存在感を増す新時代の中国シンクタンク

執筆者:佐々木れな2025年1月12日
シンクタンクは国際的な影響力拡大の一環としても重視され、習近平体制下で活発な設立運動が続いている(写真:中国社会科学院の公式サイトより)

 

習近平政権下のシンクタンク政策

 習近平政権下における中国のシンクタンク政策は、国家戦略の一環として「中国の特色ある新型シンクタンク」の構築を強力に推進することを目指している。中国共産党・中国政府は、1949年の中国科学院(CAS)の創設を皮切りに、政策研究機関や政府系シンクタンクを拡大してきたが、特に1978年の改革開放政策以降、大学や企業に属する「外脳」も本格的に登場した。

 2012年の第十八回中国共産党大会報告では、科学的・民主的・法に基づく政策決定のメカニズムと手順の改善を求め、シンクタンクの役割強化が提案された。
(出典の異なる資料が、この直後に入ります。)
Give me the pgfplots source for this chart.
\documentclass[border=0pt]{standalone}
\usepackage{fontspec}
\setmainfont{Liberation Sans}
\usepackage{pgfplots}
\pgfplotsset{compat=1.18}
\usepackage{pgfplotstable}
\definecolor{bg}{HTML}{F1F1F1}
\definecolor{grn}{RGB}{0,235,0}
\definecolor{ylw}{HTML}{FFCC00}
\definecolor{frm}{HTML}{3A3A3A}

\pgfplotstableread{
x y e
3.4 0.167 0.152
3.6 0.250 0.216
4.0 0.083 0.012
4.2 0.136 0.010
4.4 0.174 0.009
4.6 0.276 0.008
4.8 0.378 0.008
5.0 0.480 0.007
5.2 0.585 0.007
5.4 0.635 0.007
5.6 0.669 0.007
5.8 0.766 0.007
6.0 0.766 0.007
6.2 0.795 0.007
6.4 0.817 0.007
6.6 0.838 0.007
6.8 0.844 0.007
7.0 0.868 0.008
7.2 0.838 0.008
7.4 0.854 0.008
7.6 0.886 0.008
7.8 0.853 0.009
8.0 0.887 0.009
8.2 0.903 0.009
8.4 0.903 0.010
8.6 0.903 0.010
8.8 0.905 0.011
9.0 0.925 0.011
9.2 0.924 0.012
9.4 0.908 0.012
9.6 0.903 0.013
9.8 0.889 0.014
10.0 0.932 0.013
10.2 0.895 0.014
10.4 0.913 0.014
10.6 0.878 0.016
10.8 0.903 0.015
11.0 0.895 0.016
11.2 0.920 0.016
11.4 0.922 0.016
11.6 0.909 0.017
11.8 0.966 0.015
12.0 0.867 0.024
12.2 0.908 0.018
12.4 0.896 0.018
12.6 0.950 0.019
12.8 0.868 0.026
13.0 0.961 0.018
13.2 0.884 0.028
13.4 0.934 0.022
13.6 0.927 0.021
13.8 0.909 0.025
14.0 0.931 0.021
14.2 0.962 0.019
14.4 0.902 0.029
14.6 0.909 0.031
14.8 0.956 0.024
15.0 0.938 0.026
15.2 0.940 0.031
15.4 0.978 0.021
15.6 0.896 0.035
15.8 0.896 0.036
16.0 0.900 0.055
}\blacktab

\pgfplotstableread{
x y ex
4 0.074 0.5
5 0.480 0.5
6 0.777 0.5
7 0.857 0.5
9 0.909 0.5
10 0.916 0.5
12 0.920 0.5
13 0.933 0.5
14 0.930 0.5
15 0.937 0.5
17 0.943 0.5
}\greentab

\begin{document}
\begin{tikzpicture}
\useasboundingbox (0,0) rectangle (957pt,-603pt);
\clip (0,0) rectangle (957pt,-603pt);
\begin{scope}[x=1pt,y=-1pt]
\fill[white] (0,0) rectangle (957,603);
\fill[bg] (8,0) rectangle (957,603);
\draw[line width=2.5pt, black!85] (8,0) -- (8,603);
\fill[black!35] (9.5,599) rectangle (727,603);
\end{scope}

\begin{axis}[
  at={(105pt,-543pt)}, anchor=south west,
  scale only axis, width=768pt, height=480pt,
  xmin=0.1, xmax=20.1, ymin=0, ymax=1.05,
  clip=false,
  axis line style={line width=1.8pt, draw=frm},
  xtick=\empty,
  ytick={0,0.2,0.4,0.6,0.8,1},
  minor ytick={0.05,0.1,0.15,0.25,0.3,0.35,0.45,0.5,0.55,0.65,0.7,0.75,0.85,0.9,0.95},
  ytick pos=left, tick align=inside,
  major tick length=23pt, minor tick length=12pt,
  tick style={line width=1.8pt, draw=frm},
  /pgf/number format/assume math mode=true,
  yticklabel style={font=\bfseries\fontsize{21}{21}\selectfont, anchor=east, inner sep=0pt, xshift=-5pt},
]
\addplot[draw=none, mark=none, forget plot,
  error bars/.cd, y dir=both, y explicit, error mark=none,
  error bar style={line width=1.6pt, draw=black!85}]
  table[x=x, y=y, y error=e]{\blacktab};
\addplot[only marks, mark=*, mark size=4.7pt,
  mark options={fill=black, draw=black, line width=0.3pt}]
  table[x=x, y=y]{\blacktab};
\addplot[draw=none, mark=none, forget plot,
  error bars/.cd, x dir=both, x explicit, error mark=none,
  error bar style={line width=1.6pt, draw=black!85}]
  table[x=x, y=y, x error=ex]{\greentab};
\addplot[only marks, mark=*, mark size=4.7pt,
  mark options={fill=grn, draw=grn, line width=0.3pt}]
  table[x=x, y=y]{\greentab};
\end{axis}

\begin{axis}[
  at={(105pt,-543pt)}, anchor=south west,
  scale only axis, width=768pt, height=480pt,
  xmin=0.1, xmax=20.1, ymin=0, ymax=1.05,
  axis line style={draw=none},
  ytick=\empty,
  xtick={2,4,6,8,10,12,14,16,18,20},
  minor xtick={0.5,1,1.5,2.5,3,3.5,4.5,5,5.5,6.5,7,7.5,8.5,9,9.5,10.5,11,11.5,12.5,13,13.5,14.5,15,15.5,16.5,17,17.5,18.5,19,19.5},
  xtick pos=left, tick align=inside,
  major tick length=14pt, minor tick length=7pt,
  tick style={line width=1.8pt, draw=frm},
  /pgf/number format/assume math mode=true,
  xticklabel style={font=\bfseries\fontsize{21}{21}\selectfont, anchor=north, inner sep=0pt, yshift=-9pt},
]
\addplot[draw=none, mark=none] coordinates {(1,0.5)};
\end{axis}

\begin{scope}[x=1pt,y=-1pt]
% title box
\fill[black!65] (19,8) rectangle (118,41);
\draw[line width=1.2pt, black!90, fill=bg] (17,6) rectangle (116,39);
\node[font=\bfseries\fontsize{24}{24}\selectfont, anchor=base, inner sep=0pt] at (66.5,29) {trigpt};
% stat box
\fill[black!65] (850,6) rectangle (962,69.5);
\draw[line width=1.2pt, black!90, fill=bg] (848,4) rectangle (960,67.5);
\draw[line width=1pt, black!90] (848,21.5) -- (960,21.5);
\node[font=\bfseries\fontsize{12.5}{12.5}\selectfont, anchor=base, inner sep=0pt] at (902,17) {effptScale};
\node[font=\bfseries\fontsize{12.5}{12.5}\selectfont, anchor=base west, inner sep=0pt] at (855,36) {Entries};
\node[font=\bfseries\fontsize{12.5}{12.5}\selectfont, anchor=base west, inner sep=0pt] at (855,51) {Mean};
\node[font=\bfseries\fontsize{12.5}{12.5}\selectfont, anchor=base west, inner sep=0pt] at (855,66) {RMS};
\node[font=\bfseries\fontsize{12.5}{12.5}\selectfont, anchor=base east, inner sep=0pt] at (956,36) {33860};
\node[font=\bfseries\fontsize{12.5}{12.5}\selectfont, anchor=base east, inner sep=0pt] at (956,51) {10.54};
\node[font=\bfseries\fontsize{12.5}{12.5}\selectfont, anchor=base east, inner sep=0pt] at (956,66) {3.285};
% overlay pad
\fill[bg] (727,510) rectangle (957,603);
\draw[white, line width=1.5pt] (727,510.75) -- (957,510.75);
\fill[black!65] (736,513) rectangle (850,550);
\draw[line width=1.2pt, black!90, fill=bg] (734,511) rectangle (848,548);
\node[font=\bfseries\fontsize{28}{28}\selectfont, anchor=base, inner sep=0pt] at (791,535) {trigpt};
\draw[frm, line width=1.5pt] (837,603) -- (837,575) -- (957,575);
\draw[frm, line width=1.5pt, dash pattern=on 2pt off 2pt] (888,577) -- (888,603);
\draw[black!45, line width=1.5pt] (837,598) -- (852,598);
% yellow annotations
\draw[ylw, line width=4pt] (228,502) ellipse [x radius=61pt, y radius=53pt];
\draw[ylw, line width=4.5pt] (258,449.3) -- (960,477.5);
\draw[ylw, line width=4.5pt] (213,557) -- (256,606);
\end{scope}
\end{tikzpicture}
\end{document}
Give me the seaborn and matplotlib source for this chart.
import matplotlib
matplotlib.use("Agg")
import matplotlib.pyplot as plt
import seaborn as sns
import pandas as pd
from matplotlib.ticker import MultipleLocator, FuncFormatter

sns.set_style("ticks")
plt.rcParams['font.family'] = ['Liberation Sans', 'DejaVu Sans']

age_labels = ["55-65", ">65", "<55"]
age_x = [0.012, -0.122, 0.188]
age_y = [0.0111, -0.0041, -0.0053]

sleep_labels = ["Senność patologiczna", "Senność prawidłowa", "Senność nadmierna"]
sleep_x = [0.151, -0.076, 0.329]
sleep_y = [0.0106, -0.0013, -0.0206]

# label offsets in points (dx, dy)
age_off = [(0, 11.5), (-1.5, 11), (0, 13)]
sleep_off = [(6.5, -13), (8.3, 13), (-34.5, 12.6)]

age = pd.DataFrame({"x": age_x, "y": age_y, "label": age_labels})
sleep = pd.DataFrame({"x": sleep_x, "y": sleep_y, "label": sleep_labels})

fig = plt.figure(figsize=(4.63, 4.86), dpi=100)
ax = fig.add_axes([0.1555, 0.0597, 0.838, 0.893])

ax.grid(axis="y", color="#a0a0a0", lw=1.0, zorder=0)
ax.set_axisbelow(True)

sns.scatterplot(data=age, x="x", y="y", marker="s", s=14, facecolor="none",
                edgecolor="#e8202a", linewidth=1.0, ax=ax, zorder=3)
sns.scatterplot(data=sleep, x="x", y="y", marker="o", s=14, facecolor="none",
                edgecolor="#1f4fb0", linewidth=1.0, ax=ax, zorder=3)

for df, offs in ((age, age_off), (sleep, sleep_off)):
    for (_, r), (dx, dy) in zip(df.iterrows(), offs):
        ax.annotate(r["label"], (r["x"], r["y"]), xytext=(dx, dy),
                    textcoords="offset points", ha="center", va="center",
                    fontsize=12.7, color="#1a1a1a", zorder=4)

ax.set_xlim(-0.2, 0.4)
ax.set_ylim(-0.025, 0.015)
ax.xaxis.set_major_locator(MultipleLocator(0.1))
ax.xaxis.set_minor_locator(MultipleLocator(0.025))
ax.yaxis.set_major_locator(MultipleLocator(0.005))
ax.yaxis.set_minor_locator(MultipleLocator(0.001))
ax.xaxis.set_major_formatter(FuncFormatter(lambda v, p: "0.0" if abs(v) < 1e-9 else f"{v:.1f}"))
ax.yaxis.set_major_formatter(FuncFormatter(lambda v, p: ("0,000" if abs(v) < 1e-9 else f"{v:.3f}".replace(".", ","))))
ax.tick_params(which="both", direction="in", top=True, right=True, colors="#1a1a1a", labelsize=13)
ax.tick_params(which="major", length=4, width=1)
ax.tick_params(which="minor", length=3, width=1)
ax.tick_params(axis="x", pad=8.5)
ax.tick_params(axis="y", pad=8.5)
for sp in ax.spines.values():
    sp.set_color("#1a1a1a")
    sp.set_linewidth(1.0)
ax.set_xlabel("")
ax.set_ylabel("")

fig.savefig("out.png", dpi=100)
2013年4月には習近平中国国家主席が「中国の特色ある新型シンクタンク」建設を指示し、シンクタンクの発展を国家戦略に引き上げ、科学的意思決定の支援、国家のソフトパワーの強化、さらなる役割拡大を求めた。また、習近平は、2014年にはドイツ訪問中にシンクタンク外交の強化を提唱し、シンクタンクが国家間の「第二のトラック」として国際交流に貢献する役割が期待された。